Bref, je fais ces commentaires sans aucune volonté de défendre les commissions scolaires, qui ont bien des défauts. Cependant, je crois fermement que les positions de la CAQ pour les remplacer causeront plus de torts que de bien, et ça ce n’est pas dans l'intérêt de personne: profs, élèves ou directions.



Le fonctionnaire masqué

gillac a dit…

Voci une lettre que j'ai déjà fait paraître dans nos journaux locaux.

Le rôle des commissions scolaires : expliquez-moi

J’avoue avoir un préjugé favorable envers les commissions scolaires malgré ce que semble en penser une majorité de mes concitoyens. Je n’aime pas tout cependant et je n’ai jamais compris pourquoi celles-ci se sont mises à confectionner leur propre bulletin scolaire comme si une famille devait passer toute sa vie à l’intérieur du même territoire.
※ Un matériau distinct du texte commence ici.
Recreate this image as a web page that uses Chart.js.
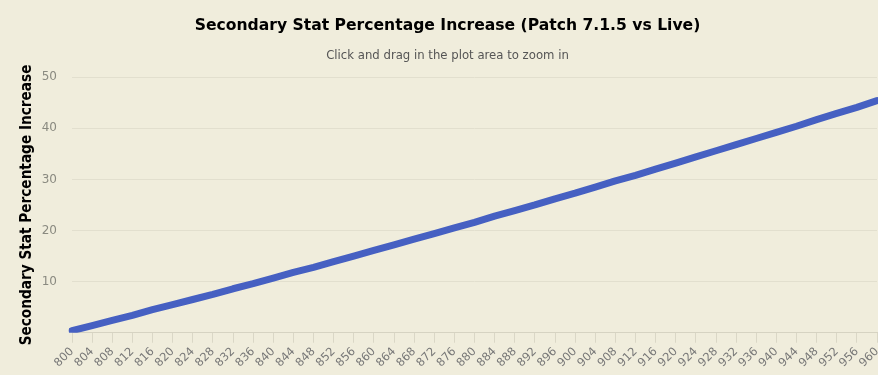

Cependant, tout comme en santé, je n’ai pas confiance en la capacité du gouvernement et de ses ministères de gérer directement plusieurs centaines d’établissements, que ce soit des écoles, des hôpitaux ou des centres jeunesse. J’aimerais cependant que l’on m’explique davantage et dans des mots simples le rôle et les activités essentielles de ma commission scolaire. Mettez de côté un instant les termes planification des objectifs, mécanismes de régulation et communauté apprenante. Je veux simplement connaître ce qui donne une valeur ajoutée aux directions d’école et permet à celles-ci de se consacrer pleinement à leur mission fondamentale. À vous les commissaires de jouer maintenant, avant que la population croie faussement que l’abolition des commissions scolaires leur permettra d’économiser plusieurs centaines de dollars.

Ste-Thérèse

bobbiwatson a dit…

Depuis quelques temps madame Longpré se met en valeur. Tous les moyens sont bons pour se faire voir. Elle tisse peut-être la corde avec laquelle elle va se pendre?